## AVAILABLE DATA
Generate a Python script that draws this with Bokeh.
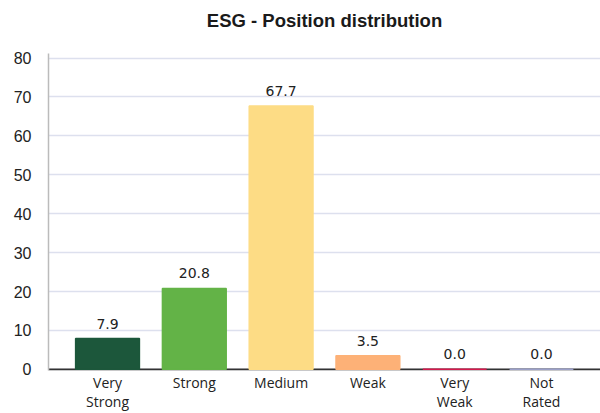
from bokeh.plotting import figure
from bokeh.models import FactorRange, Range1d, FixedTicker, ColumnDataSource, Title
from bokeh.core.properties import value
from bokeh.embed import file_html
from bokeh.resources import INLINE

categories = ["Very\nStrong", "Strong", "Medium", "Weak", "Very\nWeak", "Not\nRated"]
values = [7.9, 20.8, 67.7, 3.5, 0.0, 0.0]
colors = ["#1c573b", "#63b347", "#fddc85", "#fdb177", "#d5174b", "#9a9fc8"]
y_ticks = [0, 10, 20, 30, 40, 50, 60, 70, 80]
labels = [f"{v:.1f}" for v in values]

src = ColumnDataSource(dict(cat=categories, val=values, color=colors, label=labels))

p = figure(
    width=600, height=413,
    x_range=FactorRange(factors=categories, range_padding=0.18, range_padding_units="absolute"),
    y_range=Range1d(-0.3, 81.18),
    output_backend="svg", toolbar_location=None,
    min_border_left=48, min_border_right=0, min_border_top=0, min_border_bottom=0,
)
p.title.text = "ESG - Position distribution"
p.title.align = "center"
p.title.vertical_align = "top"
p.title.standoff = 19
p.title.text_font = "Liberation Sans"
p.title.text_font_size = "18.5px"
p.title.text_font_style = "bold"
p.title.text_color = "#1a1a1a"

# spacer between title and plot area
p.add_layout(Title(text=" ", text_font_size="1px", standoff=8), "above")

p.outline_line_color = None
p.background_fill_color = "white"

# baseline
p.hspan(y=[0], line_color="#333333", line_width=2)

p.vbar(x="cat", top="val", bottom=0, width=0.735, fill_color="color",
       line_color="color", line_width=1.5, source=src)

p.text(x="cat", y="val", text="label", text_align="center", text_baseline="alphabetic",
       y_offset=-15, text_font=value("DejaVu Sans"), text_font_size="14px",
       text_color="#222222", source=src)

p.yaxis.ticker = FixedTicker(ticks=y_ticks)
p.yaxis.axis_line_color = "#bbbbbb"
p.yaxis.axis_line_width = 1.5
p.yaxis.major_tick_line_color = None
p.yaxis.minor_tick_line_color = None
p.yaxis.major_tick_out = 0
p.yaxis.major_tick_in = 0
p.yaxis.major_label_standoff = 17
p.yaxis.major_label_text_font = "Liberation Sans"
p.yaxis.major_label_text_font_size = "16px"
p.yaxis.major_label_text_color = "#222222"

p.xaxis.axis_line_color = None
p.xaxis.major_tick_line_color = None
p.xaxis.major_tick_out = 0
p.xaxis.major_tick_in = 0
p.xaxis.major_label_standoff = 2
p.xaxis.major_label_text_font = "Open Sans"
p.xaxis.major_label_text_font_size = "14px"
p.xaxis.major_label_text_line_height = 1.0
p.xaxis.major_label_text_color = "#222222"

p.xgrid.grid_line_color = None
p.ygrid.grid_line_color = "#dde0ee"
p.ygrid.grid_line_width = 1.5
p.ygrid.ticker = FixedTicker(ticks=y_ticks)

open("out.html", "w").write(file_html(p, INLINE))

## TASK BRIEF
Reproduce the data above word for word from its first line through the line that holds "val=values, color=colors, label=labels))", both ends included; skip pictures.

## PROBLEM SOLUTION
Generate a Python script that draws this with Bokeh.
from bokeh.plotting import figure
from bokeh.models import FactorRange, Range1d, FixedTicker, ColumnDataSource, Title
from bokeh.core.properties import value
from bokeh.embed import file_html
from bokeh.resources import INLINE

categories = ["Very\nStrong", "Strong", "Medium", "Weak", "Very\nWeak", "Not\nRated"]
values = [7.9, 20.8, 67.7, 3.5, 0.0, 0.0]
colors = ["#1c573b", "#63b347", "#fddc85", "#fdb177", "#d5174b", "#9a9fc8"]
y_ticks = [0, 10, 20, 30, 40, 50, 60, 70, 80]
labels = [f"{v:.1f}" for v in values]

src = ColumnDataSource(dict(cat=categories, val=values, color=colors, label=labels))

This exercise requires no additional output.